Faisons nous ce qui est important ?

Stop ! Arrêtez de courir !

De prime abord, je serai tenté de dire qu’il n’y a pas de vie intérieure, que la vie intérieure n’existe pas. La vie n’est ni intérieure, ni extérieure, elle est. Mais le paradoxe est trop facile. Je pense que l’une des premières données de ce que l’on appelait jadis et que l’on continue d’appeler la vie intérieure est un état de réponse à un léger choc venu du dehors. C’est une sensibilité ultra développée, un appel extrêmement tenu, infime, subtil.

Christian BOBIN - À la recherche de la vie intérieure

La vie intérieure, c’est tout ce dont nous prenons conscience lorsque nous désengageons doucement notre attention des sollicitations extérieures. Nous réalisons alors que nous avons un corps, que nous respirons, que des sensations nous traversent, agréables ou désagréables, que des émotions, des pensées nous habitent.

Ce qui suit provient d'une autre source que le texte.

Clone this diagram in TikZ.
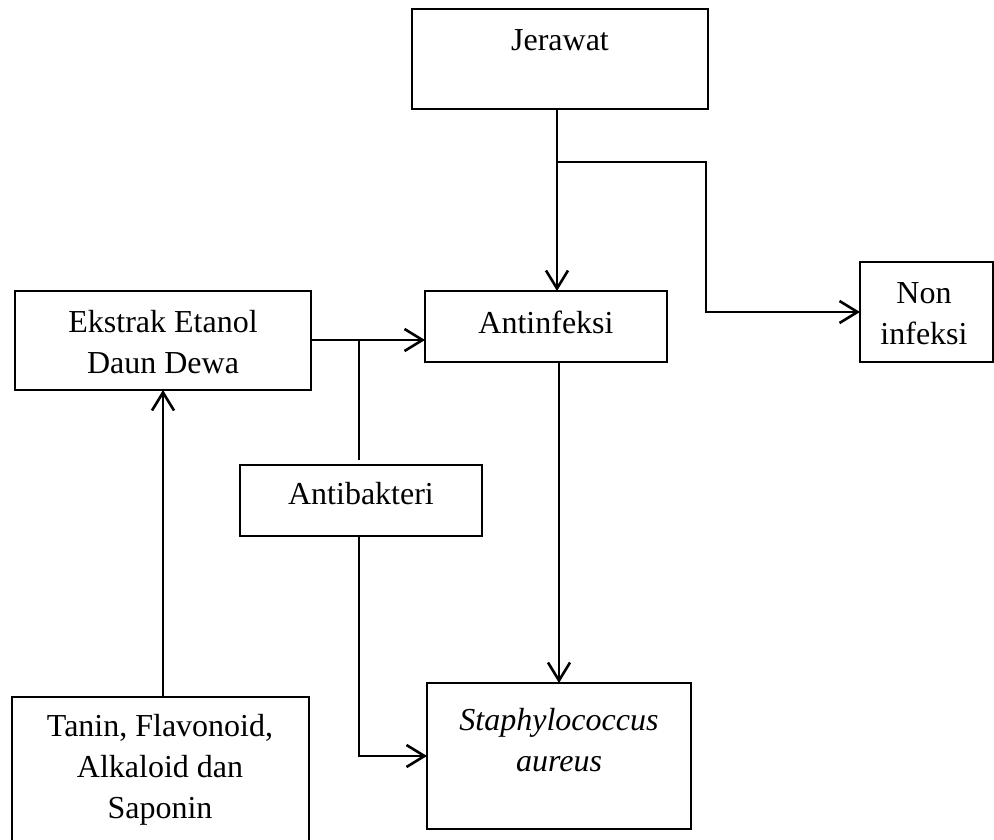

La vie intérieure, c’est l’espace où tout se mélange, le dehors et le dedans car notre vie du dedans n’est pas une bulle coupée du dehors et la frontière qui sépare les deux, si elle existe, est poreuse.

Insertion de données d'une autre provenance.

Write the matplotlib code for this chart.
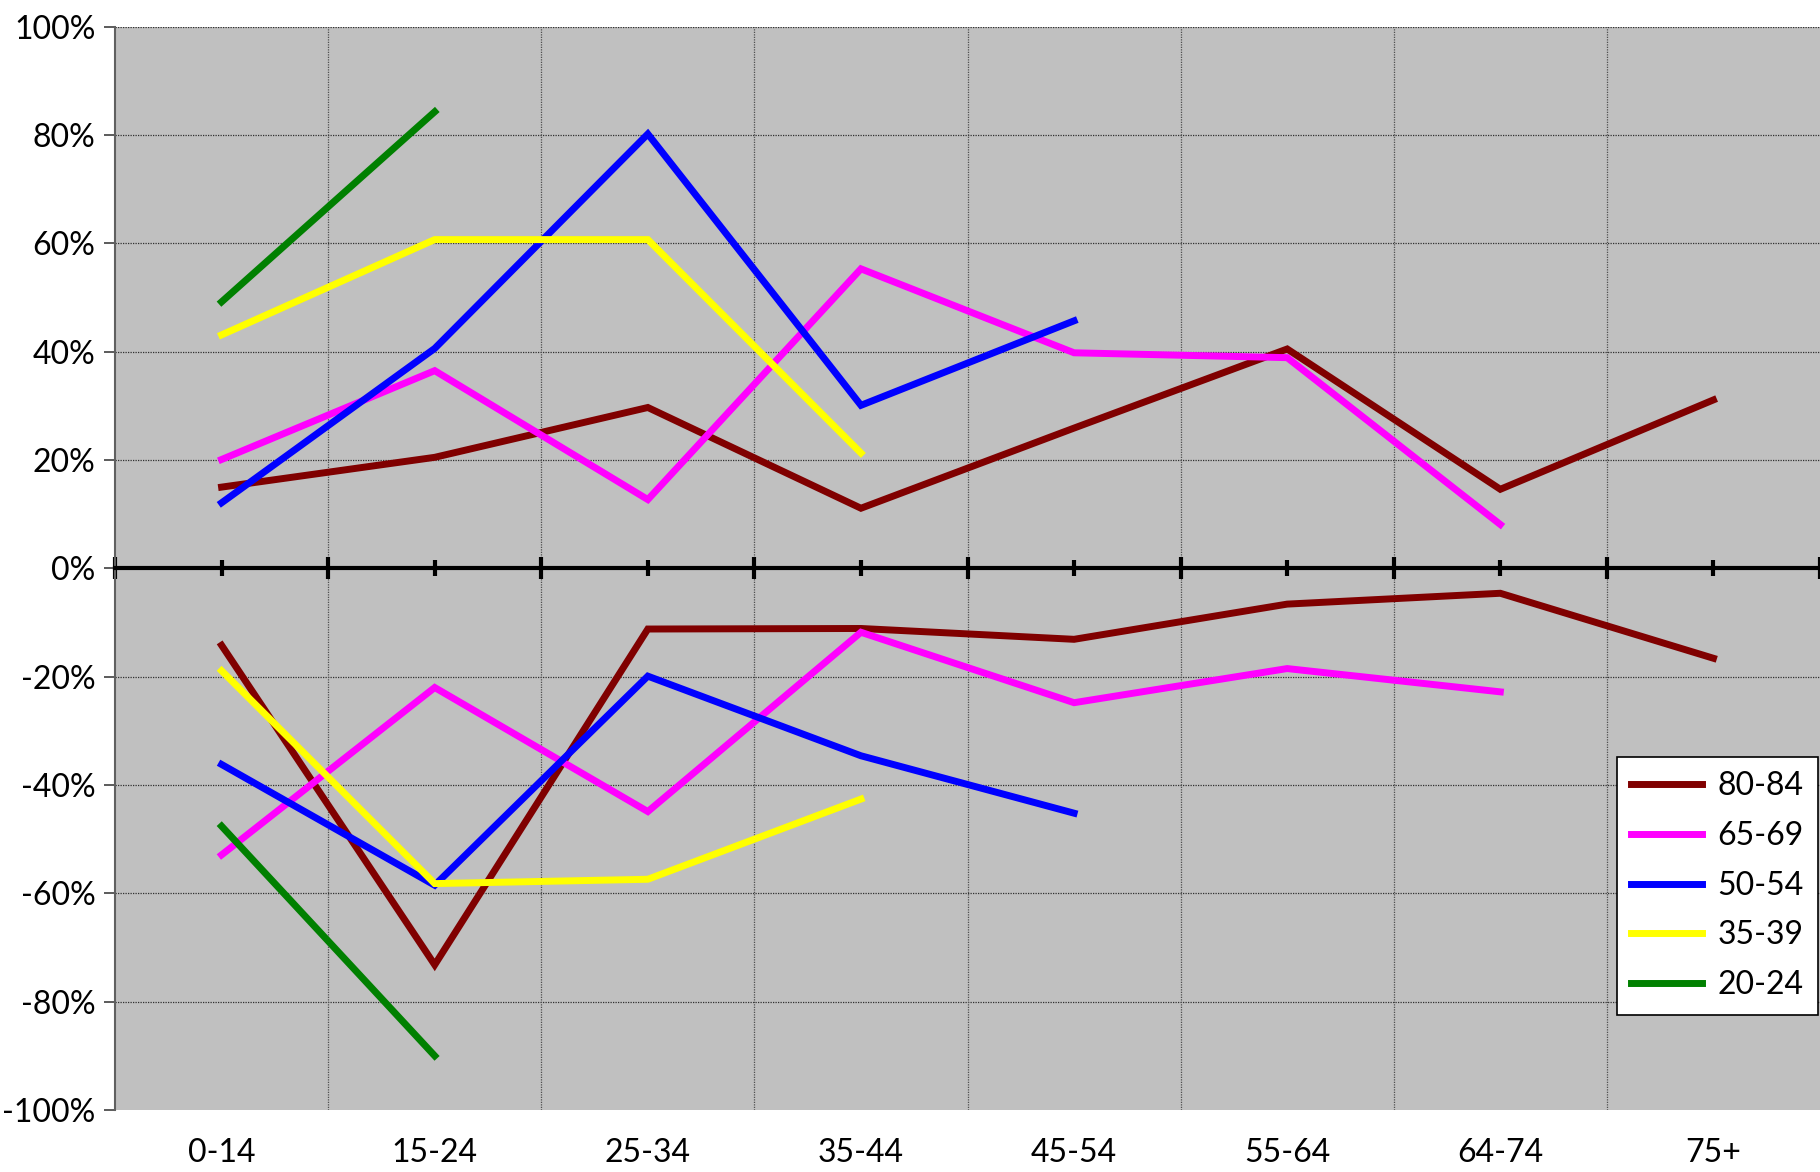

La vie intérieure fonctionne à bas bruit, faite de tout ce qui, spontanément, n’attire pas notre attention ; souvent, les choses importantes s’accomplissent dans le secret et le silence.

Et nous devrions faire plus souvent l’effort de distinguer l’urgent de l’important.

L’urgent, c’est ce qui nous tire par la manche et nous vaudra une sanction si nous ne le faisons pas : travail, tâches matérielles, vie sociale et autres engagements nécessaires. Nous lui donnons donc la priorité.

Mais du coup, nous n’avons plus de place pour l’important qui souvent demande du temps et du discernement : marcher dans la nature, rencontrer les personnes qu’on aime, méditer, faire ce qui nous tient à cœur…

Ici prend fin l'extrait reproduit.